Monday, October 3, 2011

Day One

i'm trying not to beat myself up. but, i've been a pretty fallen person for the past few weeks. i am a decidedly weak person who easily succumbs. i've got urges and i'm always responding to them. i generally don't rise above. i am an animal.
i'm a little averse to posting my continual history of failures on the Net, but i've gotta put this out someplace. keeping things in the dark is dangerous.

i've been on the verge of tears for the past 8 days. isn't that strange? why do people intentionally live in a way that causes pain? i'm sure i'm not the only one.

but inside of these failures--some of these tears have not been about pain. some of these tears have been shed because of fresh understandings i have begun to have about the important Things. some powerful God lessons. i realized that when i screw up, God is not disappointed in me. He grieves with me, but He doesn't think any less of me.

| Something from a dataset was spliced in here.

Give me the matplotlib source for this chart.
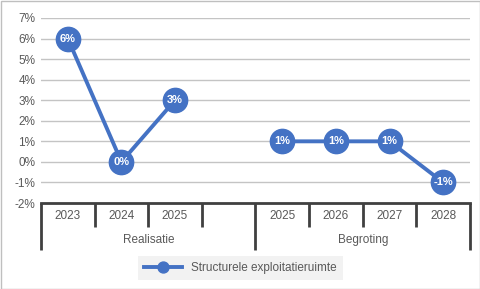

i have struggled with this lie for years. it has always taken me a while to come back and approach God after i've made mistakes because i feel so riddled with guilt. i hang my head in shame and feel like i can't come back until i've 'done my time'. when we fuck up with the human beings in our lives, we generally have to give them a cool-down period. we give each other space so that the sting of the mistake can fade. but God is not like that.

He gave me this image: i can see myself as a little girl, with wispy black hair and chubby cheeks. i am sitting on my Father's lap. my focus is on the toy i am inexpertly fiddling with. He is cuddling me really close and kisses my sweaty forehead.
the thing about this image that moves me is the utter tenderness i can see in His eyes. He absolutely adores the little girl in His arms. and even when she squirms and pushes Him away or screams at Him, He is still hopelessly in love with this little girl.

He is NEVER disappointed. even though He knows everything about me. every good and evil thought that crosses my mind. He knows how little patience i have with people. He knows all about my lusts and premeditated bad choices. He understands my chaos and turmoil. He is fully aware of my past and present. He knows exactly what will happen in my future.
if i actually Believe God--if everything in the Word is Truth--if i really am that wispy-haired little girl sitting on His lap, it would IMPOSSIBLE for Him to be disappointed in me. knowing what He knows makes disappointment existentially impossible for God. He can already see me fully restored. i'll be just like Jesus. He already sees me that way.

God knows the course i've been taking in these limited days--making mistakes and constantly returning to my vomit--but He still looks at me with that utter utter love. He's always cuddling that little squirming girl on His lap. no matter what i've done, He always will want to bend down and kiss my sweaty forehead.
why? i have no clue. His love is absolutely ridiculous. but everything inside of me knows that it is the most Real thing in the world.